Interest rates on 30-year fixed-rate mortgages averaged 4.85 percent for the week ending March 26, down from the previous week's 4.98 percent. The rate broke the previous record low of 4.96 percent set 10 weeks earlier, according to Freddie Mac.

The 30-year fixed-rate mortgage is the lowest since Freddie Mac started the Primary Mortgage Market Survey in 1971.

"The Federal Reserve's announcement that it intends to purchase Treasury securities over the next six months caused bond yields to drop and mortgage rates followed," Frank Nothaft, Freddie Mac vice president and chief economist, said in a statement.

Low mortgage rates have spurred a surge in home refinancing loans, and resulting lower monthly payments should provide a bit of relief to strapped consumers amid rising unemployment and a shrinking economy.

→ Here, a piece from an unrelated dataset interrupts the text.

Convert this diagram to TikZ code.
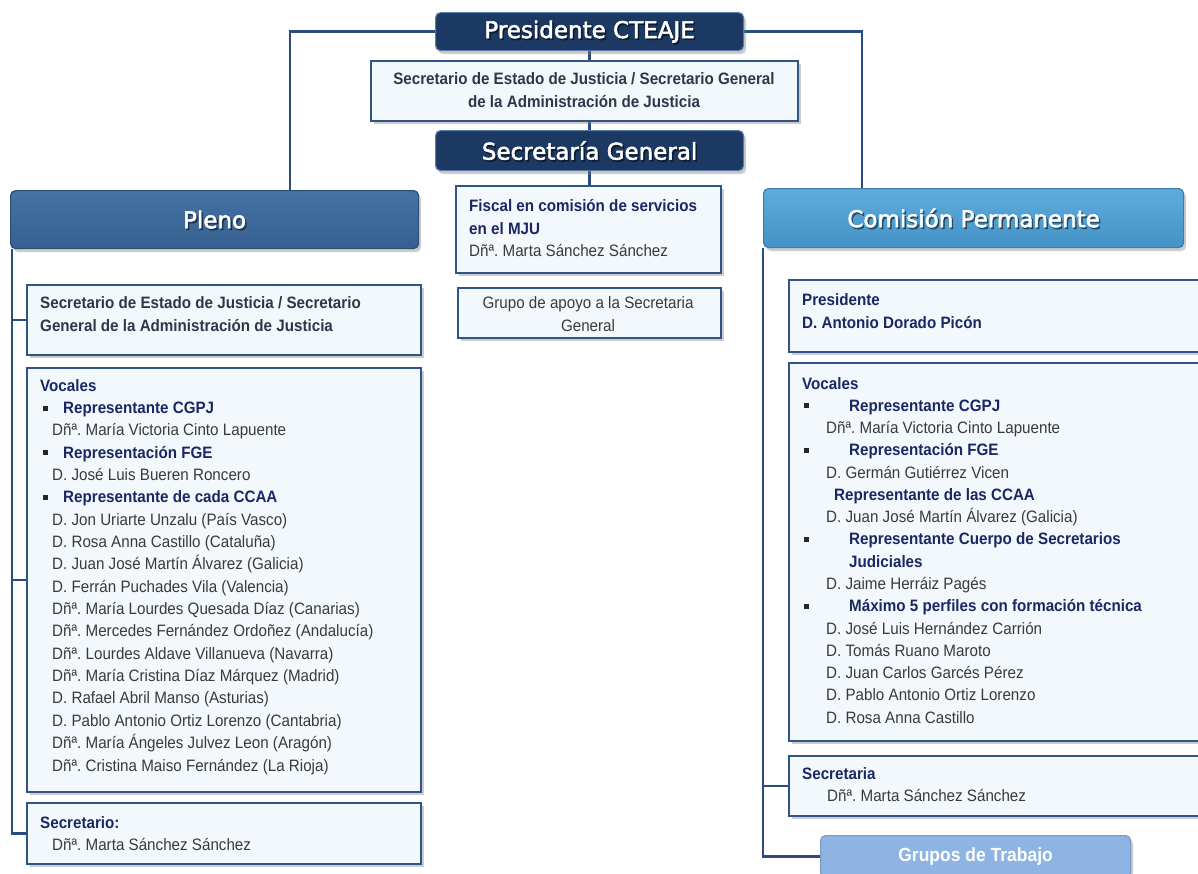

But the precipitous drop in mortgage rates has made only a marginal impact on demand for loans to purchase a home, offering little sign of a recovery from the worst housing downturn since the Great Depression.

"Everything helps when it comes to the U.S. housing market and lower interest rates on mortgages should make it easier for buyers to enter the market and absorb supply, which is still quite high," said Lawrence J. White, professor of economics at New York University's Stern School of Business.

"For existing homeowners who are able to refinance, it should help prevent foreclosures and free up cash," he said.